»»

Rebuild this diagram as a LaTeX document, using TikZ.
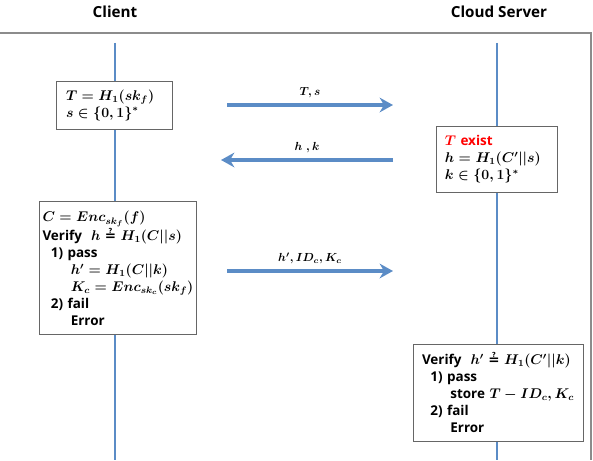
\documentclass[tikz,border=0pt]{standalone}
\usepackage{amsmath}
\usepackage{amssymb}
\usepackage{fontspec}
\setsansfont{Open Sans}
\newfontfamily\qsymfont{DejaVu Sans}
\usetikzlibrary{positioning,arrows.meta}
\definecolor{lineblue}{HTML}{5B8CC6}
\definecolor{framegray}{HTML}{8C8C8C}
\newcommand{\qeq}{\mathrel{\text{\qsymfont ≟}}}
\tikzset{
  life/.style    = {draw=lineblue, line width=2pt},
  msg/.style     = {draw=lineblue, line width=2.6pt,
                    -{Stealth[length=4mm,width=4.4mm,inset=1.3mm]}},
  stepbox/.style = {draw=black!60, line width=0.8pt, fill=white, align=left,
                    font=\fontsize{11.5}{14.5}\selectfont\sffamily\bfseries\boldmath,
                    inner ysep=2pt},
  head/.style    = {font=\fontsize{13}{15}\selectfont\sffamily\bfseries},
  mlbl/.style    = {font=\fontsize{10}{12}\selectfont\boldmath, inner sep=2pt, above=3pt},
}

\begin{document}
\begin{tikzpicture}

\useasboundingbox (0,0) rectangle (17.79,-13.8);

% ===== headers and frame =====
\node[head] (client) at (3.45,-0.36) {Client};
\node[head] (server) at (14.97,-0.36) {Cloud Server};
\draw[framegray, line width=1pt] (0,-0.99) -- (17.73,-0.99) -- (17.73,-13.8);

% ===== lifelines =====
\coordinate (cltop) at (3.45,-1.29);
\coordinate (clbot) at (3.45,-13.8);
\coordinate (svtop) at (14.91,-1.29);
\coordinate (svbot) at (14.91,-13.8);
\draw[life] (cltop) -- (clbot);
\draw[life] (svtop) -- (svbot);

% ===== client side =====
\node[stepbox, text width=2.88cm, inner xsep=0.3cm, minimum height=1.44cm] (reg) at (3.42,-3.15)
     {$T = H_1(sk_f)$\\$s \in \{0,1\}^*$};
\node[stepbox, text width=4.55cm, inner xsep=0.08cm, minimum height=3.99cm] (enc) at (3.55,-8.05)
     {$C = Enc_{sk_f}(f)$\\
      Verify~ $h \qeq H_1(C||s)$\\
      \hspace*{0.25cm}1) pass\\
      \hspace*{0.85cm}$h' = H_1(C||k)$\\
      \hspace*{0.85cm}$K_c = Enc_{sk_c}(sk_f)$\\
      \hspace*{0.25cm}2) fail\\
      \hspace*{0.85cm}Error};

% ===== server side =====
\node[stepbox, text width=3.15cm, inner xsep=0.24cm, minimum height=1.98cm] (chk) at (14.92,-4.77)
     {\textcolor{red}{$T$ exist}\\$h = H_1(C'||s)$\\$k \in \{0,1\}^*$};
\node[stepbox, text width=4.56cm, inner xsep=0.27cm, minimum height=2.91cm] (store) at (14.94,-11.78)
     {Verify~ $h' \qeq H_1(C'||k)$\\
      \hspace*{0.25cm}1) pass\\
      \hspace*{0.85cm}store $T - ID_c, K_c$\\
      \hspace*{0.25cm}2) fail\\
      \hspace*{0.85cm}Error};

% ===== messages =====
\coordinate (m1a) at (6.81,-3.15);
\coordinate (m1b) at (11.79,-3.15);
\coordinate (m2a) at (11.79,-4.80);
\coordinate (m2b) at (6.63,-4.80);
\coordinate (m3a) at (6.81,-8.13);
\coordinate (m3b) at (11.79,-8.13);
\draw[msg] (m1a) -- (m1b) node[midway, mlbl] {$T, s$};
\draw[msg] (m2a) -- (m2b) node[midway, mlbl] {$h~, k$};
\draw[msg] (m3a) -- (m3b) node[midway, mlbl] {$h', ID_c, K_c$};
\end{tikzpicture}
\end{document}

««

WORK TO COMPLETE: Reproduce the material above in full, exactly, with no images.

TASK OUTPUT:
Rebuild this diagram as a LaTeX document, using TikZ.
\documentclass[tikz,border=0pt]{standalone}
\usepackage{amsmath}
\usepackage{amssymb}
\usepackage{fontspec}
\setsansfont{Open Sans}
\newfontfamily\qsymfont{DejaVu Sans}
\usetikzlibrary{positioning,arrows.meta}
\definecolor{lineblue}{HTML}{5B8CC6}
\definecolor{framegray}{HTML}{8C8C8C}
\newcommand{\qeq}{\mathrel{\text{\qsymfont ≟}}}
\tikzset{
  life/.style    = {draw=lineblue, line width=2pt},
  msg/.style     = {draw=lineblue, line width=2.6pt,
                    -{Stealth[length=4mm,width=4.4mm,inset=1.3mm]}},
  stepbox/.style = {draw=black!60, line width=0.8pt, fill=white, align=left,
                    font=\fontsize{11.5}{14.5}\selectfont\sffamily\bfseries\boldmath,
                    inner ysep=2pt},
  head/.style    = {font=\fontsize{13}{15}\selectfont\sffamily\bfseries},
  mlbl/.style    = {font=\fontsize{10}{12}\selectfont\boldmath, inner sep=2pt, above=3pt},
}

\begin{document}
\begin{tikzpicture}

\useasboundingbox (0,0) rectangle (17.79,-13.8);

% ===== headers and frame =====
\node[head] (client) at (3.45,-0.36) {Client};
\node[head] (server) at (14.97,-0.36) {Cloud Server};
\draw[framegray, line width=1pt] (0,-0.99) -- (17.73,-0.99) -- (17.73,-13.8);

% ===== lifelines =====
\coordinate (cltop) at (3.45,-1.29);
\coordinate (clbot) at (3.45,-13.8);
\coordinate (svtop) at (14.91,-1.29);
\coordinate (svbot) at (14.91,-13.8);
\draw[life] (cltop) -- (clbot);
\draw[life] (svtop) -- (svbot);

% ===== client side =====
\node[stepbox, text width=2.88cm, inner xsep=0.3cm, minimum height=1.44cm] (reg) at (3.42,-3.15)
     {$T = H_1(sk_f)$\\$s \in \{0,1\}^*$};
\node[stepbox, text width=4.55cm, inner xsep=0.08cm, minimum height=3.99cm] (enc) at (3.55,-8.05)
     {$C = Enc_{sk_f}(f)$\\
      Verify~ $h \qeq H_1(C||s)$\\
      \hspace*{0.25cm}1) pass\\
      \hspace*{0.85cm}$h' = H_1(C||k)$\\
      \hspace*{0.85cm}$K_c = Enc_{sk_c}(sk_f)$\\
      \hspace*{0.25cm}2) fail\\
      \hspace*{0.85cm}Error};

% ===== server side =====
\node[stepbox, text width=3.15cm, inner xsep=0.24cm, minimum height=1.98cm] (chk) at (14.92,-4.77)
     {\textcolor{red}{$T$ exist}\\$h = H_1(C'||s)$\\$k \in \{0,1\}^*$};
\node[stepbox, text width=4.56cm, inner xsep=0.27cm, minimum height=2.91cm] (store) at (14.94,-11.78)
     {Verify~ $h' \qeq H_1(C'||k)$\\
      \hspace*{0.25cm}1) pass\\
      \hspace*{0.85cm}store $T - ID_c, K_c$\\
      \hspace*{0.25cm}2) fail\\
      \hspace*{0.85cm}Error};

% ===== messages =====
\coordinate (m1a) at (6.81,-3.15);
\coordinate (m1b) at (11.79,-3.15);
\coordinate (m2a) at (11.79,-4.80);
\coordinate (m2b) at (6.63,-4.80);
\coordinate (m3a) at (6.81,-8.13);
\coordinate (m3b) at (11.79,-8.13);
\draw[msg] (m1a) -- (m1b) node[midway, mlbl] {$T, s$};
\draw[msg] (m2a) -- (m2b) node[midway, mlbl] {$h~, k$};
\draw[msg] (m3a) -- (m3b) node[midway, mlbl] {$h', ID_c, K_c$};
\end{tikzpicture}
\end{document}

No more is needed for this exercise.